## [Supplied entries]
○ ○ ○

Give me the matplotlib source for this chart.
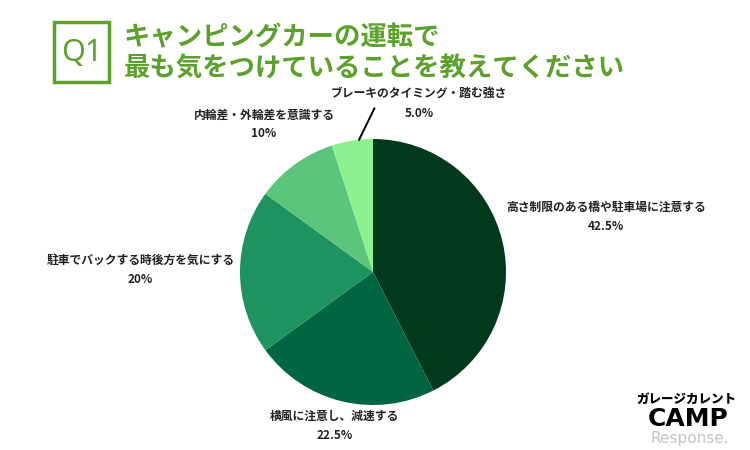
import numpy as np
import matplotlib.pyplot as plt
from matplotlib.patches import Rectangle

plt.rcParams['font.family'] = ['Noto Sans CJK JP', 'DejaVu Sans']

# data
labels = ["高さ制限のある橋や駐車場に注意する", "横風に注意し、減速する",
          "駐車でバックする時後方を気にする", "内輪差・外輪差を意識する",
          "ブレーキのタイミング・踏む強さ"]
values = [42.5, 22.5, 20.0, 10.0, 5.0]
pct_text = ["42.5%", "22.5%", "20%", "10%", "5.0%"]
colors = ["#00391c", "#006541", "#1d935f", "#5bc57b", "#8ef190"]

title1 = "キャンピングカーの運転で"
title2 = "最も気をつけていることを教えてください"
green = "#5ba12c"

fig = plt.figure(figsize=(7.5, 4.5), dpi=100)

# pie axes: center (373, 272), r=133 px
r_px = 133
cx, cy = 373, 272
ax = fig.add_axes([(cx - r_px) / 750, (450 - cy - r_px) / 450, 2 * r_px / 750, 2 * r_px / 450])
wedges, _ = ax.pie(values, colors=colors, startangle=90, counterclock=False,
                   wedgeprops=dict(linewidth=0))
ax.set_xlim(-1, 1)
ax.set_ylim(-1, 1)
ax.set_aspect('auto')

# label placement (angle offset, distance) per slice
dist = [1.80, 1.19, 1.75, 1.38, 1.31]
ang_shift = [-0.2, -0.5, -0.5, 0.4, -24.3]
for w, lab, p, d, s in zip(wedges, labels, pct_text, dist, ang_shift):
    mid = np.deg2rad((w.theta1 + w.theta2) / 2 + s)
    x, y = d * np.cos(mid), d * np.sin(mid)
    ax.text(x, y, lab + "\n" + p, ha='center', va='center', fontsize=8.5,
            fontweight='bold', color='#222222', linespacing=1.6, clip_on=False)

# leader line for the small slice
w5 = wedges[4]
m5 = np.deg2rad((w5.theta1 + w5.theta2) / 2 - 3)
ax.plot([np.cos(m5), np.cos(m5) + 0.115], [np.sin(m5), 1.23],
        color='black', linewidth=1.4, clip_on=False)

# title
fig.patches.append(Rectangle((54 / 750, 1 - 82 / 450), 55 / 750, 60 / 450,
                             transform=fig.transFigure, fill=False,
                             edgecolor=green, linewidth=2.5))
fig.text(81.5 / 750, 1 - 53 / 450, "Q1", ha='center', va='center',
         fontsize=22, color=green, family='Noto Sans', fontweight='medium')
fig.text(124 / 750, 1 - 38 / 450, title1, ha='left', va='center',
         fontsize=19, color=green, fontweight='bold')
fig.text(124 / 750, 1 - 69 / 450, title2, ha='left', va='center',
         fontsize=19, color=green, fontweight='bold')

# logo
fig.text(686 / 750, 1 - 399 / 450, "ガレージカレント", ha='center', va='center',
         fontsize=9, color='black', fontweight='black')
fig.text(688 / 750, 1 - 419 / 450, "CAMP", ha='center', va='center',
         fontsize=18, color='black', fontweight='black', family='DejaVu Sans',
         zorder=3)
fig.text(690 / 750, 1 - 438 / 450, "Response.", ha='center', va='center',
         fontsize=11, color='#c4c4c4', family='DejaVu Sans', zorder=2)

fig.savefig("out.png", dpi=100)
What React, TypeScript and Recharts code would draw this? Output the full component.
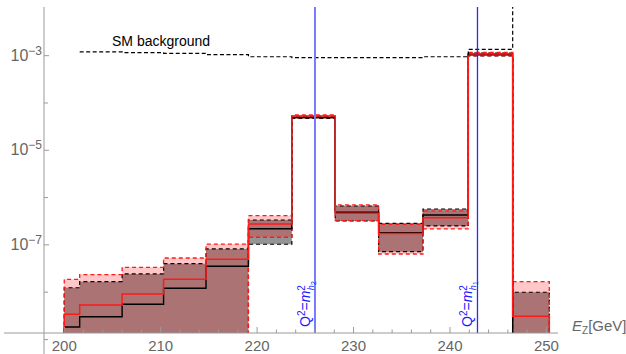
import React from "react";
import {Area, ComposedChart, Line, ReferenceLine, XAxis, YAxis} from "recharts";

// bin edges in GeV and per-bin values
const edges = [200, 201.6, 206, 210.3, 214.7, 219.1, 223.6, 228.1, 232.6, 237.2, 241.9, 246.5, 250.3];
const redUpper = [1.87e-8, 2.35e-8, 3.36e-8, 5.28e-8, 1.04e-7, 4.14e-7, 5.57e-5, 6.98e-7, 2.73e-7, 5.21e-7, 1.17e-3, 1.67e-8];
const redCentral = [3.41e-9, 5.36e-9, 9.16e-9, 1.87e-8, 4.96e-8, 2.77e-7, 5.31e-5, 4.66e-7, 1.73e-7, 3.76e-7, 1.09e-3, 3.1e-9];
const redLower = [1e-9, 1e-9, 1e-9, 1e-9, 1e-9, 1.45e-7, 4.93e-5, 3.25e-7, 6.42e-8, 2.17e-7, 1.01e-3, 1e-9];
const blackUpper = [1.24e-8, 1.67e-8, 2.43e-8, 4.01e-8, 8.19e-8, 3.36e-7, 5.19e-5, 6.64e-7, 2.86e-7, 5.74e-7, 1.14e-3, 9.95e-9];
const blackCentral = [1.84e-9, 3.03e-9, 5.55e-9, 1.21e-8, 3.53e-8, 2.2e-7, 4.93e-5, 4.89e-7, 1.81e-7, 4.29e-7, 1.06e-3, 1e-9];
const blackLower = [1e-9, 1e-9, 1e-9, 1e-9, 1e-9, 1.03e-7, 4.7e-5, 3.2e-7, 7.18e-8, 2.51e-7, 9.86e-4, 1e-9];
const smBackground = [null, 1.2e-3, 1.16e-3, 1.12e-3, 1.05e-3, 9.5e-4, 9.1e-4, 9.1e-4, 9.1e-4, 9.5e-4, 1.36e-3, 5e-2];
const FLOOR = 1e-9; // below the axis

const massLines = [
   {x: 226.0, sub: "2", color: "#7a7aff", width: 2},
   {x: 242.85, sub: "1", color: "#2a2aff", width: 1.3},
];

const xTicks = [200, 202, 204, 206, 208, 210, 212, 214, 216, 218, 220, 222, 224, 226, 228, 230, 232, 234, 236, 238, 240, 242, 244, 246, 248, 250];
const xMajor = [200, 210, 220, 230, 240, 250];
const yTicks = [1e-8, 1e-7, 1e-6, 1e-5, 1e-4, 1e-3];
const yMajorExp = [-7, -5, -3];

const font = "'Liberation Sans', Arial, sans-serif";
const axisGray = "#9a9a9a";
const labelGray = "#666";

const bin = (i: number) => ({
   rU: redUpper[i], rC: redCentral[i], rL: redLower[i],
   bU: blackUpper[i], bC: blackCentral[i], bL: blackLower[i],
});
const base = {rU: FLOOR, rC: FLOOR, rL: FLOOR, bU: FLOOR, bC: FLOOR, bL: FLOOR};
const last = redUpper.length - 1;
const rows = [
   {x: edges[0], ...base, sm: null},
   ...redUpper.map((_, i) => ({x: edges[i], ...bin(i), sm: smBackground[i]})),
   {x: edges[last + 1], ...bin(last), sm: smBackground[last]},
   {x: edges[last + 1], ...base, sm: null},
];

const XTick = (props: any) => {
   const {x, y, payload} = props;
   const major = xMajor.includes(payload.value);
   return (
      <g>
         <line x1={x} x2={x} y1={y} y2={y - (major ? 6 : 3.5)} stroke={axisGray}/>
         {major && (
            <text x={x} y={y + 18} textAnchor="middle" fill={labelGray} fontSize={15} fontFamily={font}>
               {payload.value}
            </text>
         )}
      </g>
   );
};

const YTick = (props: any) => {
   const {x, y, payload} = props;
   const exp = Math.round(Math.log10(payload.value));
   const major = yMajorExp.includes(exp);
   return (
      <g>
         <line x1={x} x2={x + (major ? 5 : 4)} y1={y} y2={y} stroke={axisGray}/>
         {major && (
            <text x={x - 2} y={y + 5} textAnchor="end" fill={labelGray} fontSize={16} fontFamily={font}>
               <tspan>10</tspan>
               <tspan dy={-6} fontSize={12}>{"\u2212" + Math.abs(exp)}</tspan>
            </text>
         )}
      </g>
   );
};

const MassLabel = ({viewBox, sub, color}: any) => {
   const x = viewBox.x - 5;
   const y = viewBox.y + viewBox.height - 6;
   return (
      <text x={x} y={y} transform={`rotate(-90 ${x} ${y})`} fill={color} fontSize={14} fontFamily={font}>
         <tspan>Q</tspan>
         <tspan dy={-5} fontSize={10}>2</tspan>
         <tspan dy={5}>=</tspan>
         <tspan fontStyle="italic">m</tspan>
         <tspan dy={-5} fontSize={10}>2</tspan>
         <tspan dx={-5} dy={9} fontSize={9} fontStyle="italic">h</tspan>
         <tspan dy={2} fontSize={7}>{sub}</tspan>
      </text>
   );
};

const App: React.FC = () => {
   return (
      <div style={{position: "absolute", left: 0, top: 0, width: 626, height: 354, background: "#fff"}}>
         <ComposedChart width={626} height={354} data={rows} margin={{top: 7, right: 68, left: 0, bottom: 0}}>
            <XAxis dataKey="x" type="number" domain={[197.9, 251.2]} ticks={xTicks} tick={XTick}
                   tickLine={false} tickSize={0} tickMargin={0} height={21} interval={0}
                   axisLine={{stroke: axisGray}} allowDataOverflow/>
            <YAxis type="number" scale="log" domain={[1.37e-9, 1.07e-2]} ticks={yTicks} tick={YTick}
                   tickLine={false} tickSize={0} tickMargin={0} width={44} interval={0}
                   axisLine={{stroke: axisGray}} allowDataOverflow/>
            <Area type="stepAfter" dataKey={(d: any) => [d.bL, d.bU]} fill="#000" fillOpacity={0.42}
                  stroke="none" isAnimationActive={false}/>
            <Area type="stepAfter" dataKey={(d: any) => [d.rL, d.rU]} fill="#ff0000" fillOpacity={0.22}
                  stroke="none" isAnimationActive={false}/>
            <Line type="stepAfter" dataKey="bU" stroke="#000" strokeWidth={1.2} strokeDasharray="4 3"
                  dot={false} activeDot={false} isAnimationActive={false}/>
            <Line type="stepAfter" dataKey="bL" stroke="#000" strokeWidth={1.2} strokeDasharray="4 3"
                  dot={false} activeDot={false} isAnimationActive={false}/>
            <Line type="stepAfter" dataKey="rU" stroke="#ff1a1a" strokeWidth={1.3} strokeDasharray="4 3"
                  dot={false} activeDot={false} isAnimationActive={false}/>
            <Line type="stepAfter" dataKey="rL" stroke="#ff1a1a" strokeWidth={1.3} strokeDasharray="4 3"
                  dot={false} activeDot={false} isAnimationActive={false}/>
            <Line type="stepAfter" dataKey="bC" stroke="#000" strokeWidth={1.4}
                  dot={false} activeDot={false} isAnimationActive={false}/>
            <Line type="stepAfter" dataKey="rC" stroke="#ff1a1a" strokeWidth={1.5}
                  dot={false} activeDot={false} isAnimationActive={false}/>
            <Line type="stepAfter" dataKey="sm" stroke="#000" strokeWidth={1.2} strokeDasharray="4 2.5"
                  dot={false} activeDot={false} isAnimationActive={false} connectNulls={false}/>
            {massLines.map((m) => (
               <ReferenceLine key={m.sub} x={m.x} stroke={m.color} strokeWidth={m.width}
                              label={(p: any) => <MassLabel viewBox={p.viewBox} sub={m.sub} color="#1a1aff"/>}/>
            ))}
         </ComposedChart>
         <svg width={626} height={354} style={{position: "absolute", left: 0, top: 0, pointerEvents: "none"}}>
            <line x1={4} x2={44} y1={333} y2={333} stroke={axisGray}/>
            <line x1={44} x2={44} y1={333} y2={354} stroke={axisGray}/>
            <line x1={44} x2={48} y1={339.6} y2={339.6} stroke={axisGray}/>
            <text x={112} y={46} fontSize={14} fontFamily={font} fill="#000">SM background</text>
            <text x={572} y={331} fontSize={15} fontFamily={font} fill={labelGray}>
               <tspan fontStyle="italic">E</tspan>
               <tspan dy={3} fontSize={10}>Z</tspan>
               <tspan dy={-3}>[GeV]</tspan>
            </text>
         </svg>
      </div>
   );
};

export default App;
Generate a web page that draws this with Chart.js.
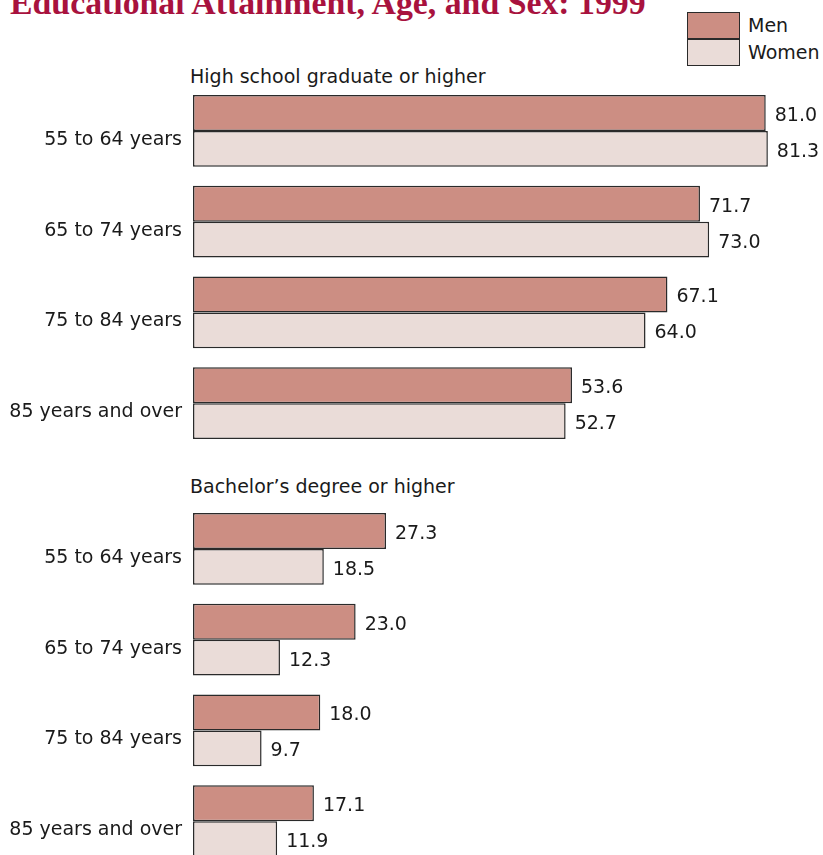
<!DOCTYPE html>
<html>
<head>
<meta charset="utf-8">
<script src="https://cdn.jsdelivr.net/npm/chart.js@4.4.0/dist/chart.umd.min.js"></script>
<style>
  html, body { margin: 0; padding: 0; background: #fff; }
  body { width: 823px; height: 855px; overflow: hidden; position: relative; font-family: "DejaVu Sans", sans-serif; color: #1a1a1a; }
  .txt { position: absolute; line-height: 0; white-space: nowrap; font-size: 19px; }
  #title { position: absolute; left: 10px; top: -14px; font: bold 33.8px "Liberation Serif", serif; line-height: 33px; color: #a8123e; white-space: nowrap; }
  .lbox { position: absolute; left: 687px; width: 51px; height: 25px; border: 1.5px solid #2a2a2a; }
  canvas { position: absolute; left: 0; }
</style>
</head>
<body>
<div id="title">Educational Attainment, Age, and Sex: 1999</div>
<div id="legend"></div>
<div class="txt" style="left:190px; top:76px;">High school graduate or higher</div>
<div class="txt" style="left:190px; top:486px;">Bachelor’s degree or higher</div>
<canvas id="hsChart" width="823" height="419" style="top:60px;"></canvas>
<canvas id="baChart" width="823" height="427" style="top:470px;"></canvas>
<script>
// Data
const ageGroups = ["55 to 64 years", "65 to 74 years", "75 to 84 years", "85 years and over"];
const seriesNames = ["Men", "Women"];
const seriesColors = ["#cc8e83", "#eadcd8"];
const hsMen = [81.0, 71.7, 67.1, 53.6];
const hsWomen = [81.3, 73.0, 64.0, 52.7];
const baMen = [27.3, 23.0, 18.0, 17.1];
const baWomen = [18.5, 12.3, 9.7, 11.9];

// Legend (stacked boxes)
const legend = document.getElementById("legend");
seriesNames.forEach((name, i) => {
    const top = 12 + i * 26.5;
    legend.innerHTML += `<div class="lbox" style="top:${top}px; background:${seriesColors[i]}"></div>` +
        `<div class="txt" style="left:748px; top:${top + 13}px;">${name}</div>`;
});

// Draw value next to each bar
const valueLabels = {
    id: "valueLabels",
    afterDatasetsDraw(chart) {
        const ctx = chart.ctx;
        ctx.save();
        ctx.font = "19px 'DejaVu Sans'";
        ctx.fillStyle = "#1a1a1a";
        ctx.textBaseline = "middle";
        chart.data.datasets.forEach((ds, i) => {
            chart.getDatasetMeta(i).data.forEach((bar, j) => {
                ctx.fillText(ds.data[j].toFixed(1), bar.x + 9, bar.y + 3);
            });
        });
        ctx.restore();
    }
};

function makeChart(id, men, women, padTop, padBottom) {
    return new Chart(document.getElementById(id), {
        type: "bar",
        data: {
            labels: ageGroups,
            datasets: [
                { label: seriesNames[0], data: men, backgroundColor: seriesColors[0] },
                { label: seriesNames[1], data: women, backgroundColor: seriesColors[1] }
            ]
        },
        options: {
            indexAxis: "y",
            responsive: false,
            animation: false,
            layout: { autoPadding: false, padding: { top: padTop, bottom: padBottom, left: 0, right: 0 } },
            datasets: {
                bar: {
                    borderColor: "#2a2a2a",
                    borderWidth: 1.5,
                    borderSkipped: false,
                    barPercentage: 1,
                    categoryPercentage: 0.791
                }
            },
            plugins: {
                legend: { display: false },
                tooltip: { enabled: false }
            },
            scales: {
                x: { display: false, min: 0, max: 89.1 },
                y: {
                    grid: { display: false, drawTicks: false },
                    border: { display: false },
                    ticks: {
                        color: "#1a1a1a",
                        font: { family: "DejaVu Sans", size: 19 },
                        padding: 11,
                        labelOffset: 9
                    },
                    afterFit: (scale) => { scale.width = 193; }
                }
            }
        },
        plugins: [valueLabels]
    });
}

makeChart("hsChart", hsMen, hsWomen, 25.5, 30.5);
makeChart("baChart", baMen, baWomen, 33.5, 30.5);
</script>
</body>
</html>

○ ○ ○

## [Objective]
Pictures excluded, repeat the records exactly from their opening line through the line containing "fig = plt.figure(figsize=(7.5, 4.5), dpi=100)".

## [Response below]
Give me the matplotlib source for this chart.
import numpy as np
import matplotlib.pyplot as plt
from matplotlib.patches import Rectangle

plt.rcParams['font.family'] = ['Noto Sans CJK JP', 'DejaVu Sans']

# data
labels = ["高さ制限のある橋や駐車場に注意する", "横風に注意し、減速する",
          "駐車でバックする時後方を気にする", "内輪差・外輪差を意識する",
          "ブレーキのタイミング・踏む強さ"]
values = [42.5, 22.5, 20.0, 10.0, 5.0]
pct_text = ["42.5%", "22.5%", "20%", "10%", "5.0%"]
colors = ["#00391c", "#006541", "#1d935f", "#5bc57b", "#8ef190"]

title1 = "キャンピングカーの運転で"
title2 = "最も気をつけていることを教えてください"
green = "#5ba12c"

fig = plt.figure(figsize=(7.5, 4.5), dpi=100)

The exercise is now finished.